I finally start my new day job today and can get back into my normal routine. Among other things, I am looking forward to having a window in my office. I think it helps boost your mood when you can see the sunlight and beautiful weather outside. It also helps boost my mood to have a few snack bars available to snack on throughout the day.
Mango coconut snack bars are similar to the “Kind” bars that you can buy at the store. They are crunchy, nutty and slightly sweet. I added mango and coconut to give the bars a tropical flavor.

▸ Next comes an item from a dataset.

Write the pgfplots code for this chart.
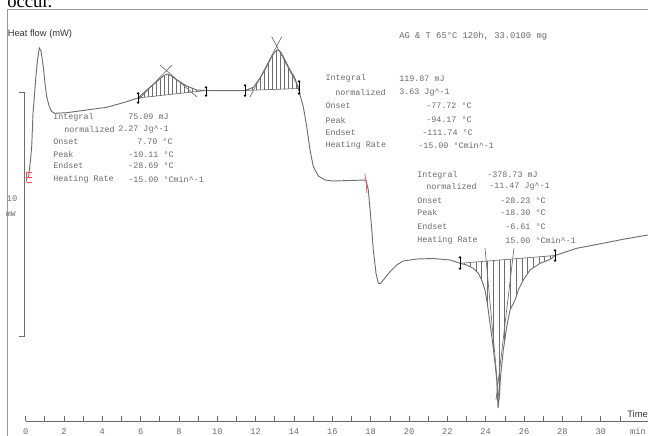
\documentclass[border=0pt]{standalone}
\usepackage{fontspec}
\setmainfont{Liberation Serif}
\setsansfont{Liberation Sans}
\setmonofont{Liberation Mono}
\usepackage{pgfplots}
\pgfplotsset{compat=1.18}
\usepgfplotslibrary{fillbetween}
\usetikzlibrary{patterns.meta,arrows.meta}
\definecolor{crv}{HTML}{6E6E6E}
\definecolor{txt}{HTML}{6A6A6A}
\definecolor{dark}{HTML}{333333}
\newcommand\mk[3]{\draw[black,line width=0.5pt,{Triangle[length=1.6pt,width=2.2pt]}-{Triangle[length=1.6pt,width=2.2pt]}] (axis cs:#1,#2) -- (axis cs:#1,#3);}
\newcommand\lab[3]{\node[anchor=west,inner sep=0pt,text=txt,font=\fontsize{6.3}{7}\ttfamily] at (axis cs:#1,#2) {#3};}
\newcommand\cc{\textasciicircum}
\begin{document}
\begin{tikzpicture}
\begin{axis}[at={(0,0)}, anchor=south west, width=486pt, height=308.625pt, scale only axis,
  xmin=-1.3354, xmax=32.467, ymin=0, ymax=16.865, clip=false,
  axis x line=bottom, axis y line=none, x axis line style={draw=none},
  xtick={0,2,...,30}, minor xtick={1,3,...,31}, tick align=inside,
  major tick length=4pt, minor tick length=4pt,
  tick style={draw=txt, line width=0.5pt}, minor tick style={draw=txt, line width=0.5pt},
  xticklabel style={font=\fontsize{6.5}{7}\ttfamily, text=txt, yshift=-2pt},
  /pgf/number format/assume math mode=true]

% frame
\draw[gray!80, line width=0.75pt] (axis cs:-0.955,-1) -- (axis cs:-0.955,16.865) -- (axis cs:32.6,16.865);
\node[anchor=base west, inner sep=0pt, font=\fontsize{14}{16}\selectfont] at (axis cs:-0.97,16.967) {occur.};
\node[anchor=west, inner sep=0pt, font=\fontsize{7}{8}\sffamily, text=dark] at (axis cs:-0.944,15.861) {Heat flow (mW)};
\node[anchor=east, inner sep=0pt, font=\fontsize{7}{8}\sffamily, text=dark] at (axis cs:32.467,0.287) {Time};
\node[anchor=center, inner sep=0pt, font=\fontsize{6.5}{7}\ttfamily, text=txt] at (axis cs:31.946,-0.41) {min};
\draw[txt, line width=0.5pt] (axis cs:0,0) -- (axis cs:32.6,0);

% scale bar
\draw[crv, line width=0.6pt] (axis cs:-0.344,13.484) -- (axis cs:-0.083,13.484) -- (axis cs:-0.083,3.484) -- (axis cs:-0.344,3.484);
\node[inner sep=0pt, font=\fontsize{6.5}{7}\ttfamily, text=txt] at (axis cs:-0.709,9.098) {10};
\node[inner sep=0pt, font=\fontsize{6}{7}\ttfamily, text=txt] at (axis cs:-0.762,8.484) {mW};

% main curve
\addplot[name path=curve, crv, line width=0.7pt] coordinates {
(0.151,9.959) (0.256,10.697) (0.318,11.242) (0.386,12.623) (0.464,13.361) (0.543,14.180)
(0.621,14.795) (0.715,15.287) (0.803,15.164) (0.923,14.520) (1.012,13.840) (1.101,13.291)
(1.236,12.881) (1.362,12.676) (1.534,12.611) (2.144,12.635) (3.187,12.746) (4.231,12.857)
(5.274,13.086) (5.863,13.238) (6.317,13.566) (6.839,13.906) (7.183,14.139) (7.376,14.221)
(7.585,14.160) (7.882,13.975) (8.404,13.730) (8.925,13.566) (9.411,13.545) (10.402,13.537)
(11.445,13.545) (11.878,13.676) (12.228,14.045) (12.577,14.520) (12.838,14.930) (13.010,15.135)
(13.130,15.205) (13.245,15.164) (13.360,15.070) (13.704,14.520) (14.053,14.045) (14.226,13.635)
(14.314,13.361) (14.486,12.881) (14.664,12.061) (14.836,11.107) (15.008,10.422) (15.269,10.041)
(15.618,9.877) (16.051,9.836) (16.573,9.848) (17.757,9.877) (17.877,9.467) (18.002,8.373)
(18.138,7.008) (18.279,6.053) (18.399,5.643) (18.513,5.635) (18.659,5.779) (19.009,6.119)
(19.358,6.393) (19.687,6.557) (20.417,6.639) (21.252,6.660) (22.139,6.598) (22.660,6.463)
(23.010,6.393) (23.354,6.258) (23.615,6.053) (23.792,5.779) (23.964,5.369) (24.084,4.824)
(24.225,4.004) (24.366,3.184) (24.486,2.365) (24.575,1.680) (24.643,0.533) (24.721,1.066)
(24.773,1.816) (24.919,2.910) (25.097,3.865) (25.269,4.549) (25.530,4.959) (25.702,5.369)
(25.962,5.779) (26.312,6.189) (26.834,6.463) (27.356,6.619) (27.616,6.783) (28.748,7.078)
(30.120,7.283) (31.163,7.447) (32.467,7.623)
};

% baselines
\addplot[name path=b1, crv, line width=0.5pt] coordinates {(5.863,13.238) (9.411,13.545)};
\addplot[name path=b2, crv, line width=0.5pt] coordinates {(11.445,13.545) (14.262,13.627)};
\addplot[name path=b3, crv, line width=0.5pt] coordinates {(22.660,6.463) (27.616,6.783)};

\addplot[draw=none, pattern={Lines[angle=90,distance=3pt,line width=0.35pt]}, pattern color=crv] fill between[of=curve and b1, soft clip={domain=5.863:9.411}];
\addplot[draw=none, pattern={Lines[angle=90,distance=3pt,line width=0.35pt]}, pattern color=crv] fill between[of=curve and b2, soft clip={domain=11.445:14.262}];
\addplot[draw=none, pattern={Lines[angle=90,distance=4.3pt,line width=0.35pt]}, pattern color=crv] fill between[of=curve and b3, soft clip={domain=22.660:27.616}];

% tangents
\addplot[crv, line width=0.5pt] coordinates {(5.863,13.156) (7.637,14.590)};
\addplot[crv, line width=0.5pt] coordinates {(7.011,14.590) (8.941,13.279)};
\addplot[crv, line width=0.5pt] coordinates {(11.706,13.279) (13.360,15.750)};
\addplot[crv, line width=0.5pt] coordinates {(12.838,15.750) (14.314,13.566)};
\addplot[crv, line width=0.5pt] coordinates {(23.964,7.090) (24.695,0.861)};
\addplot[crv, line width=0.5pt] coordinates {(25.477,7.090) (24.539,0.861)};

% limit markers
\mk{5.869}{13.484}{12.992}
\mk{9.411}{13.730}{13.279}
\mk{11.445}{13.811}{13.279}
\mk{14.262}{13.975}{13.361}
\mk{22.660}{6.762}{6.189}
\mk{27.616}{7.049}{6.516}

% red marks
\draw[red!70, line width=0.4pt] (axis cs:0.05,10.20) -- (axis cs:0.31,10.20) (axis cs:0.05,10.0) -- (axis cs:0.31,10.0) (axis cs:0.05,9.80) -- (axis cs:0.31,9.80) (axis cs:0.05,9.80) -- (axis cs:0.05,10.20);
\draw[red!70, line width=0.5pt] (axis cs:17.70,10.15) -- (axis cs:17.77,9.70) -- (axis cs:17.80,9.35);

% header
\node[anchor=west,inner sep=0pt,text=txt,font=\fontsize{6.6}{7}\ttfamily] at (axis cs:19.478,15.779) {AG \& T 65°C 120h, 33.0100 mg};

% block 1
\lab{1.429}{12.459}{Integral}   \lab{5.342}{12.459}{75.09 mJ}
\lab{2.003}{11.955}{normalized} \lab{4.820}{11.955}{2.27 Jg\cc-1}
\lab{1.429}{11.447}{Onset}      \lab{5.811}{11.447}{7.70 °C}
\lab{1.429}{10.930}{Peak}       \lab{5.342}{10.930}{-10.11 °C}
\lab{1.429}{10.451}{Endset}     \lab{5.342}{10.451}{-28.69 °C}
\lab{1.429}{9.906}{Heating Rate} \lab{5.342}{9.906}{-15.00 °Cmin\cc-1}

% block 2
\lab{15.634}{14.045}{Integral}   \lab{19.478}{14.045}{119.87 mJ}
\lab{16.140}{13.455}{normalized} \lab{19.478}{13.455}{3.63 Jg\cc-1}
\lab{15.634}{12.922}{Onset}      \lab{20.887}{12.922}{-77.72 °C}
\lab{15.634}{12.336}{Peak}       \lab{20.887}{12.336}{-94.17 °C}
\lab{15.634}{11.816}{Endset}     \lab{20.678}{11.816}{-111.74 °C}
\lab{15.634}{11.311}{Heating Rate} \lab{20.469}{11.311}{-15.00 °Cmin\cc-1}

% block 3
\lab{20.417}{10.082}{Integral}   \lab{24.069}{10.082}{-378.73 mJ}
\lab{20.887}{9.590}{normalized}  \lab{24.173}{9.590}{-11.47 Jg\cc-1}
\lab{20.417}{9.016}{Onset}       \lab{24.747}{9.016}{-28.23 °C}
\lab{20.417}{8.525}{Peak}        \lab{24.747}{8.525}{-18.30 °C}
\lab{20.417}{7.951}{Endset}      \lab{25.008}{7.951}{-6.61 °C}
\lab{20.417}{7.418}{Heating Rate} \lab{25.008}{7.418}{15.00 °Cmin\cc-1}
\end{axis}
\pgfresetboundingbox
\useasboundingbox (0,-10.5pt) rectangle (486pt,315.75pt);
\end{tikzpicture}
\end{document}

These bars are easy and come together in little time.
Mango Coconut Nut Snack Bars
- 1 cup almonds
- 1/3 cup brazil nuts
- 1/4 cup roasted and salted peanuts
- 1/3 cup puffed rice cereal
- 2 teaspoons ground flaxseed
- 1/4 cup dried mango, cut into small pieces
- 1 tablespoon unsweetened coconut
- 3 tablespoons honey
- 3 tablespoons brown rice syrup
- 1/2 teaspoon vanilla
- pinch of salt
- Preheat the oven to 350 degrees F. Spray a large bowl and spatula with baking spray. Line and 8 x 8 inch baking pan with parchment paper.
- Spread the almonds and brazil nuts in a single layer in the baking pan. Bake until toasted and fragrant, about 10 minutes.
- Coarsely chop all of the nuts and place them in the prepared bowl. Add the cereal, flaxseed, mango, and coconut. Stir until combined.
- In a medium saucepan over medium-high heat, heat the honey and brown-rice syrup until it reaches 260 degrees on a candy thermometer. Add vanilla and stir. Pour the mixture over the nut mixture and stir to combine.
- Pour the mixture into the prepared baking pan, and using the spatula, press the mixture into the pan so that it is even. Let pan sit at room temperature for 30 minutes. Cut into bars, wrap individually in plastic wrap and store in a sealed container for up to two weeks.